There are so many benefits to having a pet in the family, but having too many can lead to becoming an animal hoarder, a condition that is financially, emotionally, and physically devastating for all involved. It often starts with good intentions, which cascades to animal neglect and abuse.
An animal hoarder is someone with an excessive amount of animals. These owners are not able to provide basic care for these animals including proper food, water, adequate living space and sanitary conditions. Animal hoarders usually live in a state of denial; they love their animals and believe that they are saving these animals and that no one else can take better care of them.
Animal hoarding is dangerous for the animals, the family, and the community. The animals can suffer from dehydration, starvation, or diseases. The humans involved usually become financially drained. Their home can deteriorate from the filth, becoming a health and fire hazard that occasionally leads to death. The excessive amount of urine and feces can spread infectious diseases in the neighborhood and the smell can pollute the air. According to studies, nearly 2,000 animal hoarding cases with over 250,000 animal victims are reported in the U.S. every year.
Unfortunately, the Humane Society reports that “animal hoarding is still poorly understood” in the medical field.
It’s been said to be a symptom of “psychological and neurological malfunctioning.” And it has been linked to obsessive-compulsive disorder and post-traumatic stress disorder. Because of the ambiguity of this condition, treatment can be difficult. Usually an intervention is organized and the hoarder may undergo therapy, clean their homes, and handover the majority of their pets. Unfortunately, animal hoarding relapses are extremely common.

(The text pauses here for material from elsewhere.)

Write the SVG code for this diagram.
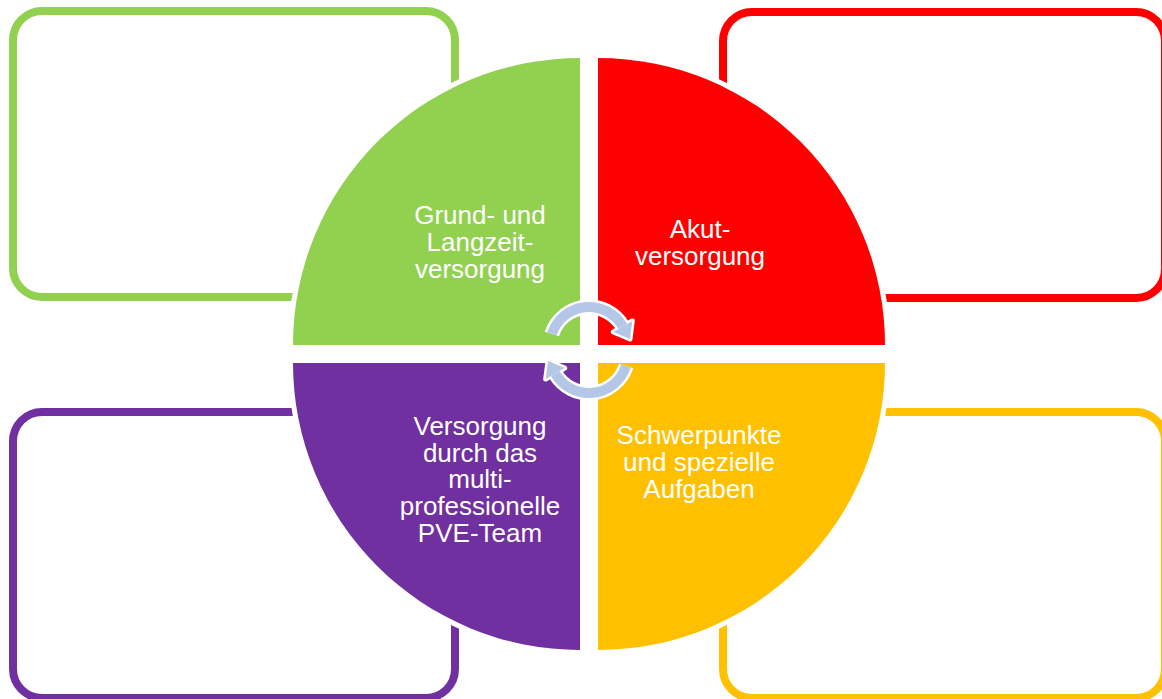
<svg xmlns="http://www.w3.org/2000/svg" xmlns:xlink="http://www.w3.org/1999/xlink" width="1162" height="699" viewBox="0 0 1162 699">
  <style>
    .box { fill: #ffffff; stroke-width: 8; }
    .quad { stroke: #ffffff; stroke-width: 10; paint-order: stroke; }
    .lbl { font-family: "Liberation Sans", Arial, sans-serif; font-size: 26px; fill: #ffffff; text-anchor: middle; }
  </style>
  <defs>
    <g id="cyc">
      <path d="M551.9,334 A39,39 0 0 1 622.8,326.5" fill="none" stroke="#ffffff" stroke-width="15"/>
      <polygon points="632.3,321 613.3,332 630,339" fill="#ffffff" stroke="#ffffff" stroke-width="5" stroke-linejoin="round"/>
      <path d="M551.9,334 A39,39 0 0 1 622.8,326.5" fill="none" stroke="#B4C7E7" stroke-width="10"/>
      <polygon points="632.3,321 613.3,332 630,339" fill="#B4C7E7"/>
    </g>
  </defs>
  <rect width="1162" height="699" fill="#ffffff"/>

  <g id="box-green"><rect class="box" x="13" y="11" width="442" height="286" rx="29" stroke="#92D050"/></g>
  <g id="box-red"><rect class="box" x="723" y="12" width="442" height="286" rx="29" stroke="#FF0000"/></g>
  <g id="box-purple"><rect class="box" x="13" y="412" width="442" height="286" rx="29" stroke="#7030A0"/></g>
  <g id="box-yellow"><rect class="box" x="723" y="412" width="442" height="286" rx="29" stroke="#FFC000"/></g>

  <g id="q-green">
    <path class="quad" d="M580,345 L293,345 A287,287 0 0 1 580,58 Z" fill="#92D050"/>
    <text class="lbl"><tspan x="480" y="224">Grund- und</tspan><tspan x="480" y="251">Langzeit-</tspan><tspan x="480" y="278">versorgung</tspan></text>
  </g>
  <g id="q-red">
    <path class="quad" d="M598,345 L598,58 A287,287 0 0 1 885,345 Z" fill="#FF0000"/>
    <text class="lbl"><tspan x="700" y="238">Akut-</tspan><tspan x="700" y="265">versorgung</tspan></text>
  </g>
  <g id="q-yellow">
    <path class="quad" d="M598,363 L885,363 A287,287 0 0 1 598,650 Z" fill="#FFC000"/>
    <text class="lbl"><tspan x="699" y="444">Schwerpunkte</tspan><tspan x="699" y="471">und spezielle</tspan><tspan x="699" y="498">Aufgaben</tspan></text>
  </g>
  <g id="q-purple">
    <path class="quad" d="M580,363 L580,650 A287,287 0 0 1 293,363 Z" fill="#7030A0"/>
    <text class="lbl"><tspan x="480" y="435">Versorgung</tspan><tspan x="480" y="462">durch das</tspan><tspan x="480" y="488">multi-</tspan><tspan x="480" y="515">professionelle</tspan><tspan x="480" y="542">PVE-Team</tspan></text>
  </g>

  <g id="connectors">
    <use xlink:href="#cyc"/>
    <use xlink:href="#cyc" transform="rotate(180 589 350)"/>
  </g>
</svg>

Criminal charges can be filed against animal hoarders but it can be a rather difficult process. Usually the charges involve violations to the fire code or animal cruelty charges. However, many organizations (like the ASPCA) wonder if prosecution is the right solution for all animal hoarders since the perpetrators are “often emotionally troubled rather than criminally inclined.”
Do you suspect that someone you know is an animal hoarder? There are many telling signs:
- The owner may be unaware of how many animals are in their possession.
- The owners may isolate themselves from others.
- Owners’ homes may be deteriorating, unsanitary, and infested with vermin and fleas.
- Owners may insist their pets are fine even when the animals look poor and unhealthy.
Mindful Animal™ is about loving and respecting our four-legged friends and creatures found on this planet! If you want to seek out help for a potential animal hoarder try these resources: The Hoarding of Animal Research Consortium and Animal Planet’s Confessions: Animal Hoarding.